→ **What this task involves**: Your task is to filter the data below down to the lines holding "matplotlib".

Records with drawing code
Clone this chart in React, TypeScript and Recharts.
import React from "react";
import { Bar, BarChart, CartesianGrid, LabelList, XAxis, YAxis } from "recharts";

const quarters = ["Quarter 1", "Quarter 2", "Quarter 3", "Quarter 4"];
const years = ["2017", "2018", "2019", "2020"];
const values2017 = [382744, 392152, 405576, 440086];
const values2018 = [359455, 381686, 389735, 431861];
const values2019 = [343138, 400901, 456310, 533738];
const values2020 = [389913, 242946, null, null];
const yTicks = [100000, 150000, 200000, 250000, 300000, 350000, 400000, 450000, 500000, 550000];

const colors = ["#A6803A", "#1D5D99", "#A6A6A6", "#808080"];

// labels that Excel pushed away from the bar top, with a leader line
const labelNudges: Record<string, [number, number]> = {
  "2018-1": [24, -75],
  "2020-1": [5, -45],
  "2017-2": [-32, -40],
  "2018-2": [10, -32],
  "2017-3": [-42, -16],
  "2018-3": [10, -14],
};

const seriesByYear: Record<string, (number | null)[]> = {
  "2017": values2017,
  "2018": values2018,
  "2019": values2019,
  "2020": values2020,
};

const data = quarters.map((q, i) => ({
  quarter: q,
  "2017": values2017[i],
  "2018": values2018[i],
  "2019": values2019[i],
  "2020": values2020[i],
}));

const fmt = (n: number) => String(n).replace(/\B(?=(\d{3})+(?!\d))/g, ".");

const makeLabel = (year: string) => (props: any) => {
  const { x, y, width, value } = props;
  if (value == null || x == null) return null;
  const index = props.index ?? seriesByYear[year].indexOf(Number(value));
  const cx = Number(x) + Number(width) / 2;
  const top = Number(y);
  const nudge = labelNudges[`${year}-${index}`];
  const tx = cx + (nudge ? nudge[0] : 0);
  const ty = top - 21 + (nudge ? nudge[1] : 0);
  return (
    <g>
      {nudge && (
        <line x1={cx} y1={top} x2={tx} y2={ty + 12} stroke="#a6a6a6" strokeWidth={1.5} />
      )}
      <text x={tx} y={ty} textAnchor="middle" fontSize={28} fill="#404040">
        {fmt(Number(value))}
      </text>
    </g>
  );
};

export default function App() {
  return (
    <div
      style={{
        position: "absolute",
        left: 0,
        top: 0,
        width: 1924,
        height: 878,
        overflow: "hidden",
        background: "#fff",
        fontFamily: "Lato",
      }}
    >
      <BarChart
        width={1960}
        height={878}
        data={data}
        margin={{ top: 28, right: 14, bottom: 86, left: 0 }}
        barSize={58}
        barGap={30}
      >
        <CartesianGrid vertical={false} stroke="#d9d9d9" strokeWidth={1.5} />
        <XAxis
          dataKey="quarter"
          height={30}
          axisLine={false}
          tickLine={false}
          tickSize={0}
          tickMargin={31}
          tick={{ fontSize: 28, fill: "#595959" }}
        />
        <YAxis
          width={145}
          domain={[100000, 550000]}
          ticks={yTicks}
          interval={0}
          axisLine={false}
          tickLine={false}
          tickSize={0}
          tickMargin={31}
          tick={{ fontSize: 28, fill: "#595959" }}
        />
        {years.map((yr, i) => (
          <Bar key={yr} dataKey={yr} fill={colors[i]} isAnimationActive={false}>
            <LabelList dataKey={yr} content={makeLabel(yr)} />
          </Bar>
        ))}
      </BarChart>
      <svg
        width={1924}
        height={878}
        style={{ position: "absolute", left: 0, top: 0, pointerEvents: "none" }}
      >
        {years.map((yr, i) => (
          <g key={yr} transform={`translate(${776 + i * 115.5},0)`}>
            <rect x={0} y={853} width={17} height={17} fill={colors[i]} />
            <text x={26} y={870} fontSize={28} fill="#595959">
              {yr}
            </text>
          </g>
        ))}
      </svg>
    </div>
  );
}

* * *

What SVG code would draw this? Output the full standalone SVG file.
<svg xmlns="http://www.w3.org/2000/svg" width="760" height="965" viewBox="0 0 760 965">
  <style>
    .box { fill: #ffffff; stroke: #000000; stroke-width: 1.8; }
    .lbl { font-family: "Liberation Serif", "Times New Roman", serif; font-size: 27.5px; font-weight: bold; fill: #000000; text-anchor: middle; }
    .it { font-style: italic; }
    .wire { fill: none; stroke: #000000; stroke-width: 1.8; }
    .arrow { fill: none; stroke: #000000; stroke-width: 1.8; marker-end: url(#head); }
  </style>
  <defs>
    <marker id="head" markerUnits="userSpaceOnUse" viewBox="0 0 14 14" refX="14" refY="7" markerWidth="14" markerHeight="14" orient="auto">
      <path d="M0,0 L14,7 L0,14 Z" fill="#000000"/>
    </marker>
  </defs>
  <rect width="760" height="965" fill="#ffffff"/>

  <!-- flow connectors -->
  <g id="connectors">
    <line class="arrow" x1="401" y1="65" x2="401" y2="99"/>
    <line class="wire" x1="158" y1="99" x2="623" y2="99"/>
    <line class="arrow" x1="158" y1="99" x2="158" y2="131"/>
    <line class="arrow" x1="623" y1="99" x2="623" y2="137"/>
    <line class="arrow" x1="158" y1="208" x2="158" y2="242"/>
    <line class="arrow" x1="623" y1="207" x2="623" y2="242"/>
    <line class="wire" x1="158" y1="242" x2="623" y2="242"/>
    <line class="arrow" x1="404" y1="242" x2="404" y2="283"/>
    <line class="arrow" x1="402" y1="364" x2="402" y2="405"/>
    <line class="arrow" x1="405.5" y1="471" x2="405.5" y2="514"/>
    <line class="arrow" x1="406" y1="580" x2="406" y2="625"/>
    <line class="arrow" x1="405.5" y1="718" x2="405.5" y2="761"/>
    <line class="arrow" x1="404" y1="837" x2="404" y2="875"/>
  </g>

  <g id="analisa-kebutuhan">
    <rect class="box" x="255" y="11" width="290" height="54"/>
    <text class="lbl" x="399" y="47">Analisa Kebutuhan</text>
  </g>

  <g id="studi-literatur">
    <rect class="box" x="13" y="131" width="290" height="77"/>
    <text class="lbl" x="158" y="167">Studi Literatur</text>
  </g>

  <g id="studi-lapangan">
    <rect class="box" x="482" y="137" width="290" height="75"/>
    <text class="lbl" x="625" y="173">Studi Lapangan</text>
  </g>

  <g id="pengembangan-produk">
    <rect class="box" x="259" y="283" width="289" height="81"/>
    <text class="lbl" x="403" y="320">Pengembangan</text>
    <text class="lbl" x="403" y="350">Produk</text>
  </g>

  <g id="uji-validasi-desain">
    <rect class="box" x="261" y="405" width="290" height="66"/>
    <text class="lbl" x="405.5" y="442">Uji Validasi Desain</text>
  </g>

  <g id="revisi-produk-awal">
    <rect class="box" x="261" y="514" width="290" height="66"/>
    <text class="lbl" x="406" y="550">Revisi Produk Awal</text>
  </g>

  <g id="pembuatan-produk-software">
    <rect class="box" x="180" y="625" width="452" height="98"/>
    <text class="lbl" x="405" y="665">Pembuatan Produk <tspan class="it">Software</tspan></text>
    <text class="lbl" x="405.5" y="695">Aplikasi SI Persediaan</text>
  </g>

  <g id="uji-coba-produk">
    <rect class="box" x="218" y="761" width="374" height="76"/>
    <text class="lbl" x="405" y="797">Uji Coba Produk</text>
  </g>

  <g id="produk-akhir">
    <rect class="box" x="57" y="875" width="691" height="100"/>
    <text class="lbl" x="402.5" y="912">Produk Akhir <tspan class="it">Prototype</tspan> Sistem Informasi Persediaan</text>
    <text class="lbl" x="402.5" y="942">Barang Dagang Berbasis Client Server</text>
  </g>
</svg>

...

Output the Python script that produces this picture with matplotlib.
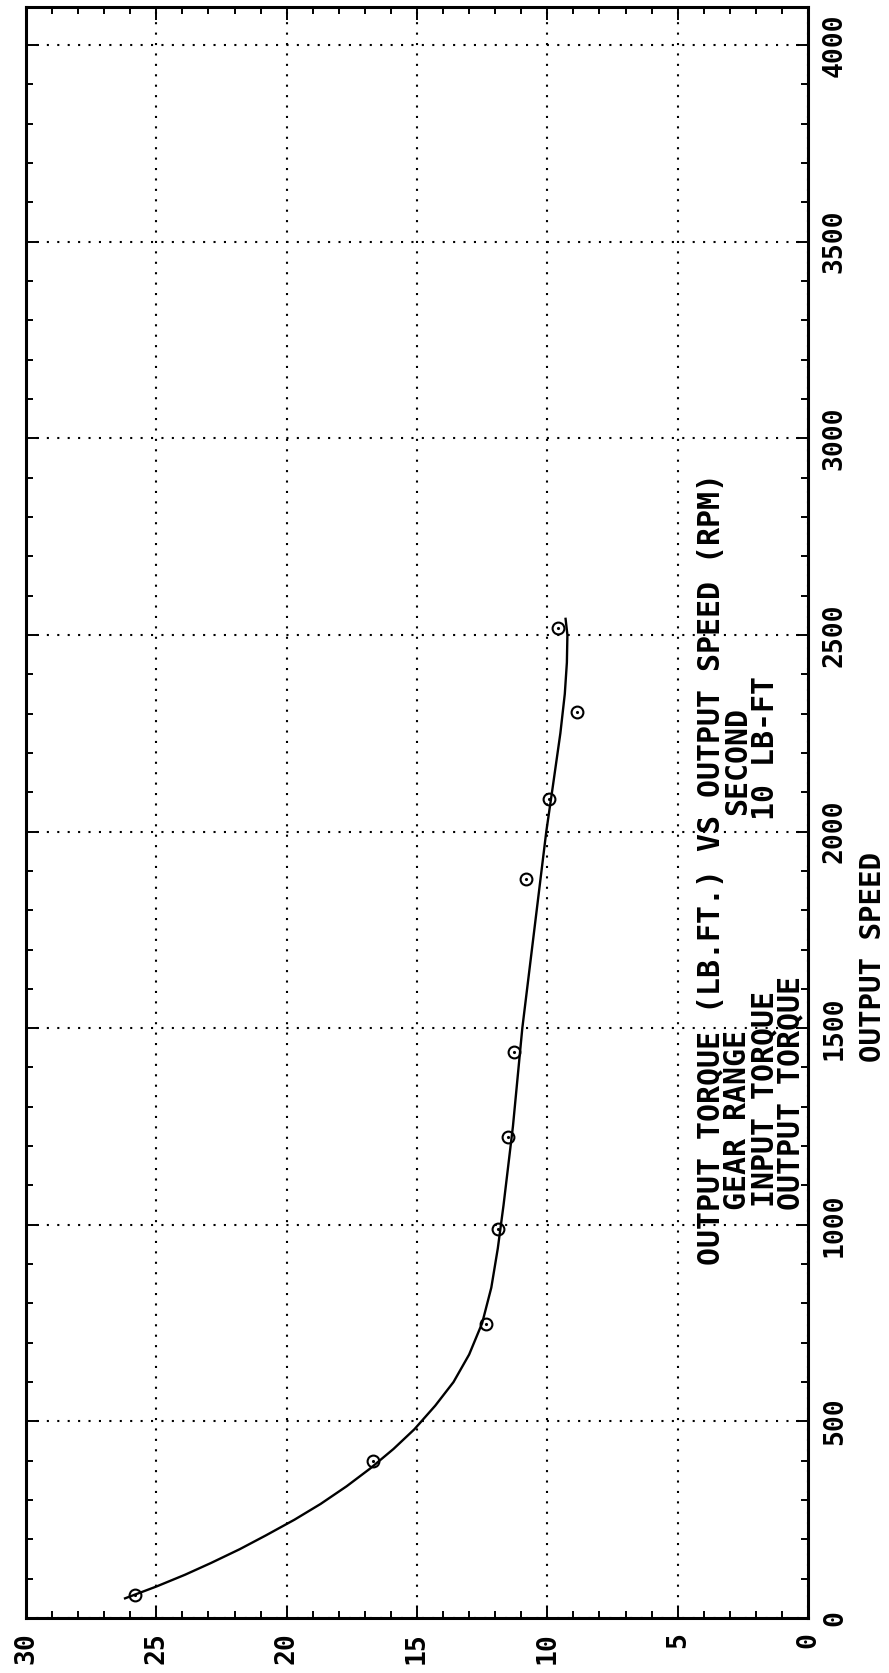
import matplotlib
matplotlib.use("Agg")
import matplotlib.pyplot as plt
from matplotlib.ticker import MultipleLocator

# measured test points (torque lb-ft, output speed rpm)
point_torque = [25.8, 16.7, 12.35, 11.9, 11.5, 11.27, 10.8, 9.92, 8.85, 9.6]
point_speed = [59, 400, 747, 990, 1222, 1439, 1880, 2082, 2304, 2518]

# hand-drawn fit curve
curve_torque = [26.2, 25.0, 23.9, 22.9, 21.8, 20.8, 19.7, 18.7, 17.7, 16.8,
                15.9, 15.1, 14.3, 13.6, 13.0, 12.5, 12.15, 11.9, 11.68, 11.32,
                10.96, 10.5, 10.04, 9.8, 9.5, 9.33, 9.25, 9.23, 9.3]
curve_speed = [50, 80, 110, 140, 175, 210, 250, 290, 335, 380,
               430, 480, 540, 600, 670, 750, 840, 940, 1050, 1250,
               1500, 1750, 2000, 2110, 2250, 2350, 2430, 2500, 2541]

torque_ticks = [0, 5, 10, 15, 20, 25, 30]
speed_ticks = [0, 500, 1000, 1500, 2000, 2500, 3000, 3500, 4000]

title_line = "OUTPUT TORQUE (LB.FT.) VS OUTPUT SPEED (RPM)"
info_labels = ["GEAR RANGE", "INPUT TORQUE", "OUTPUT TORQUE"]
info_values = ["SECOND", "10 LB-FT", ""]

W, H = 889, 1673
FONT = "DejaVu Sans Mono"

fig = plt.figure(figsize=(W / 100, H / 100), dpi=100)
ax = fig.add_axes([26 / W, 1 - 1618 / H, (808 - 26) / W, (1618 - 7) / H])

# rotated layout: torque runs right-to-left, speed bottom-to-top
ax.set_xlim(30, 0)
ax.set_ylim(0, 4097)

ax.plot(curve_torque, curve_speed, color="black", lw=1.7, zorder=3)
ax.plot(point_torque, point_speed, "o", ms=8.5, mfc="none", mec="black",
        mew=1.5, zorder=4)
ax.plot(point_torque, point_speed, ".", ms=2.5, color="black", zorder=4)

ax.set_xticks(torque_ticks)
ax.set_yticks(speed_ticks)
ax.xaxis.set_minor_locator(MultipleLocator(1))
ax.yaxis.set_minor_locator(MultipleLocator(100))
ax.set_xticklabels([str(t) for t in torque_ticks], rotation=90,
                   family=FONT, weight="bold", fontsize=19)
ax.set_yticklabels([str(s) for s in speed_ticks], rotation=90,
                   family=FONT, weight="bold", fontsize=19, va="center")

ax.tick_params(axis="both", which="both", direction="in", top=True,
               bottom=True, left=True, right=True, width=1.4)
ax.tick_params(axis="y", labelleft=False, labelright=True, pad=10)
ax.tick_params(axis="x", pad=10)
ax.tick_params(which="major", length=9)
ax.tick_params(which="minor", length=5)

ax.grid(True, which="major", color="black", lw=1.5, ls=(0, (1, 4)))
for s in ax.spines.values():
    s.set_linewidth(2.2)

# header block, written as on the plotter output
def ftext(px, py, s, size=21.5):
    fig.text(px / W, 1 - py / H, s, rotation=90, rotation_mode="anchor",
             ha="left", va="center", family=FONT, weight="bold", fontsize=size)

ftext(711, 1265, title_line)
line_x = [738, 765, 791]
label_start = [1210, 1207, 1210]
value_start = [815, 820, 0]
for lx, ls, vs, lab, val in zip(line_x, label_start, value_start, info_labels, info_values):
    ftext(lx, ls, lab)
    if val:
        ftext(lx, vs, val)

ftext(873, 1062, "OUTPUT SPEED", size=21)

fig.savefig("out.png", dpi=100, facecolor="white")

→ **Solution to the exercise**:
Output the Python script that produces this picture with matplotlib.
import matplotlib
matplotlib.use("Agg")
import matplotlib.pyplot as plt
from matplotlib.ticker import MultipleLocator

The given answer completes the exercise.